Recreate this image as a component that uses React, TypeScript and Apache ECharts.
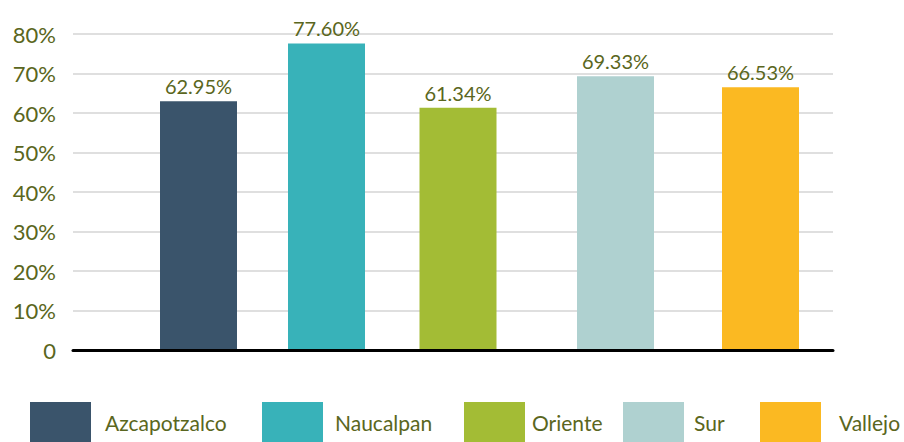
import React, { useEffect, useRef } from "react";
import * as echarts from "echarts";

const categories = ["Azcapotzalco", "Naucalpan", "Oriente", "Sur", "Vallejo"];
const values = [62.95, 77.6, 61.34, 69.33, 66.53];
const yTicks = [0, 10, 20, 30, 40, 50, 60, 70, 80];

// layout (not data): bar centre slots on a hidden 0..760 axis, legend placement
const barSlots = [125.5, 253.5, 385, 542.5, 687.5];
const legendLeft = [30, 262, 464, 623, 760];
const legendTextPad = [9, 7, 2, 5, 13];
const colors = ["#3a546b", "#38b2b9", "#a3bc35", "#afd1d0", "#fbb922"];
const textColor = "#5a6620";
const font = "Lato, 'Open Sans', sans-serif";

export default function App() {
  const ref = useRef<HTMLDivElement>(null);
  useEffect(() => {
    document.body.style.margin = "0";
    if (!ref.current) return;
    const chart = echarts.init(ref.current, null, { renderer: "svg" });
    const series = categories.map((name, i) => ({
      type: "bar",
      name,
      data: [[barSlots[i], values[i]]],
      barWidth: 77,
      barGap: "-100%",
      itemStyle: { color: colors[i] },
      label: {
        show: true,
        position: "top",
        distance: 5,
        color: textColor,
        fontFamily: font,
        fontSize: 20,
        formatter: (p: any) => p.value[1].toFixed(2) + "%",
      },
    }));
    const legends = categories.map((name, i) => ({
      data: [name],
      left: legendLeft[i],
      top: 402,
      padding: 0,
      itemWidth: 61,
      itemHeight: 40,
      icon: "rect",
      selectedMode: false,
      textStyle: {
        color: textColor,
        fontFamily: font,
        fontSize: 21,
        padding: [0, 0, 0, legendTextPad[i]],
      },
    }));
    chart.setOption({
      animation: false,
      textStyle: { fontFamily: font },
      grid: { left: 73, right: 71, top: 34, bottom: 92, containLabel: false },
      xAxis: {
        type: "value",
        min: 0,
        max: 760,
        z: 3,
        axisLine: { show: true, lineStyle: { color: "#000", width: 3 } },
        axisTick: { show: false },
        axisLabel: { show: false },
        splitLine: { show: false },
      },
      yAxis: {
        type: "value",
        min: yTicks[0],
        max: yTicks[yTicks.length - 1],
        interval: 10,
        axisLine: { show: false },
        axisTick: { show: false },
        splitLine: { lineStyle: { color: "#d4d4d4", width: 1.5 } },
        axisLabel: {
          color: textColor,
          fontFamily: font,
          fontSize: 22,
          margin: 17,
          padding: [0, 0, 6, 0],
          formatter: (v: number) => (v === 0 ? "0" : v + "%"),
        },
      },
      legend: legends,
      series,
    });
    return () => chart.dispose();
  }, []);
  return <div ref={ref} style={{ width: 904, height: 442 }} />;
}
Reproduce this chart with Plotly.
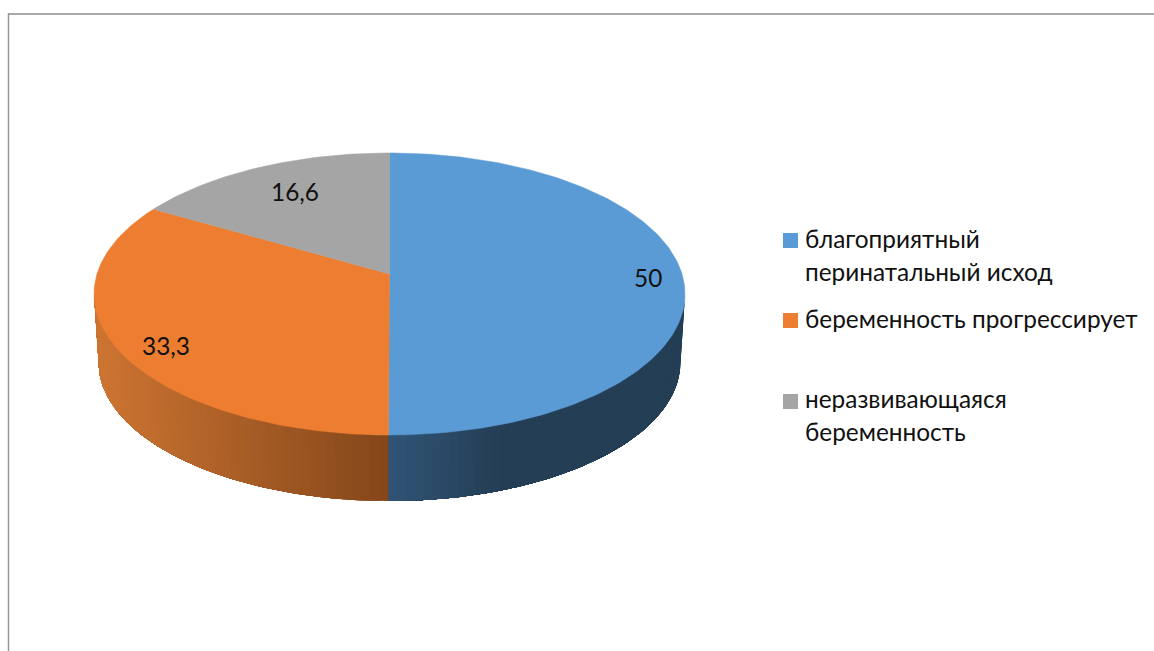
import math
import plotly.graph_objects as go

# Share of each pregnancy outcome, %
category_lines = [
    ["благоприятный", "перинатальный исход"],
    ["беременность прогрессирует"],
    ["неразвивающаяся", "беременность"],
]
values = [50, 33.3, 16.6]
value_labels = ["50", "33,3", "16,6"]
top_colors = ["#5B9BD5", "#ED7D31", "#A5A5A5"]

# Side wall shading: colour at the disc's centre line and at the far end of the wall
wall_colors = [((48, 84, 118), (36, 62, 85)), ((132, 70, 26), (204, 116, 50)), ((100, 100, 100), (100, 100, 100))]
wall_fade_px = [110, 290, 290]

# Perspective disc geometry, in page pixels
CX = 389.5
TOP = dict(y0=274.0, a=292.5, b=138.2)
BOTTOM = dict(y0=342.7, a=288.0, b=135.9)
TILT = 0.1418

# Page placement of texts and legend keys
label_xy = [(648, 277), (166, 345), (294.5, 191)]
legend_key_y = [240.5, 320.5, 401.5]
legend_line_y = [[238.5, 271], [318.5], [398.5, 431.5]]
LEGEND_KEY_X = 790.5
LEGEND_TEXT_X = 803
FONT = "Lato, Open Sans, sans-serif"
FONT_SIZE = 24.4
FONT_COLOR = "#111111"


def project(plane, clock_deg):
    """Map a clockwise-from-north angle on the unit disc to the page."""
    t = math.radians(clock_deg)
    u, v = math.sin(t), math.cos(t)
    w = 1 + TILT * v
    return CX + plane["a"] * u / w, plane["y0"] - plane["b"] * v / w


def blend(near, far, f):
    f = max(0.0, min(1.0, f))
    return "rgb(%d,%d,%d)" % tuple(round(n + (m - n) * f) for n, m in zip(near, far))


def arc_points(plane, start, end, step=1.0):
    n = max(2, round((end - start) / step))
    return [project(plane, start + (end - start) * k / n) for k in range(n + 1)]


total = sum(values)
edges = [0.0]
for val in values:
    edges.append(edges[-1] + 360.0 * val / total)

# The wall is visible only on the front of the rim, between the two tangent points
front_start = math.degrees(math.acos(-TILT))
front_end = 360 - front_start

fig = go.Figure()

# Side wall: each band runs from its own angle to the end of the slice and the
# next band paints over the remainder, so no seams appear between neighbours
STEP = 1.5
for i, val in enumerate(values):
    lo = max(edges[i], front_start)
    hi = min(edges[i + 1], front_end)
    if hi <= lo:
        continue
    n = max(1, round((hi - lo) / STEP))
    for k in range(n):
        a0 = lo + (hi - lo) * k / n
        a1 = lo + (hi - lo) * (k + 1) / n
        upper = arc_points(TOP, a0, hi)
        lower = arc_points(BOTTOM, a0, hi)
        outline = upper + lower[::-1] + [upper[0]]
        xm = (project(TOP, a0)[0] + project(TOP, a1)[0]) / 2
        col = blend(*wall_colors[i], abs(xm - CX) / wall_fade_px[i])
        fig.add_trace(go.Scatter(
            x=[q[0] for q in outline], y=[q[1] for q in outline],
            mode="lines", fill="toself", fillcolor=col,
            line=dict(color=col, width=0),
            hoverinfo="skip", showlegend=False,
        ))

# Top face of the disc
for i, val in enumerate(values):
    arc = arc_points(TOP, edges[i], edges[i + 1])
    xs = [CX] + [q[0] for q in arc] + [CX]
    ys = [TOP["y0"]] + [q[1] for q in arc] + [TOP["y0"]]
    fig.add_trace(go.Scatter(
        x=xs, y=ys, mode="lines", fill="toself", fillcolor=top_colors[i],
        line=dict(color=top_colors[i], width=0.5),
        name=" ".join(category_lines[i]), text=value_labels[i], hoverinfo="name+text",
        showlegend=False,
    ))

# Legend keys
fig.add_trace(go.Scatter(
    x=[LEGEND_KEY_X] * len(values), y=legend_key_y, mode="markers",
    marker=dict(symbol="square", size=15, color=top_colors, line=dict(width=0)),
    hoverinfo="skip", showlegend=False,
))

annotations = []
for lab, (x, y) in zip(value_labels, label_xy):
    annotations.append(dict(x=x, y=y, text=lab, showarrow=False, xanchor="center", yanchor="middle",
                            font=dict(family=FONT, size=FONT_SIZE, color=FONT_COLOR)))
for lines, ys in zip(category_lines, legend_line_y):
    for line, y in zip(lines, ys):
        annotations.append(dict(x=LEGEND_TEXT_X, y=y, text=line, showarrow=False, xanchor="left", yanchor="middle",
                                align="left", font=dict(family=FONT, size=FONT_SIZE, color=FONT_COLOR)))

fig.update_layout(
    width=1154, height=651,
    margin=dict(l=0, r=0, t=0, b=0),
    paper_bgcolor="white", plot_bgcolor="white",
    xaxis=dict(range=[0, 1154], visible=False, fixedrange=True),
    yaxis=dict(range=[651, 0], visible=False, fixedrange=True),
    annotations=annotations,
    shapes=[
        dict(type="line", x0=8, x1=1154, y0=14, y1=14, line=dict(color="#A8A8A8", width=2)),
        dict(type="line", x0=8.5, x1=8.5, y0=13, y1=651, line=dict(color="#989898", width=1.5)),
    ],
)

fig.write_html("out.html", config=dict(displayModeBar=False))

++++++++++++++++++++

→ What to produce: Only lines belong in the copy: transcribe those from the start of the data through the line that contains "import * as", and skip the pictures.

→ Written response:
Recreate this image as a component that uses React, TypeScript and Apache ECharts.
import React, { useEffect, useRef } from "react";
import * as echarts from "echarts";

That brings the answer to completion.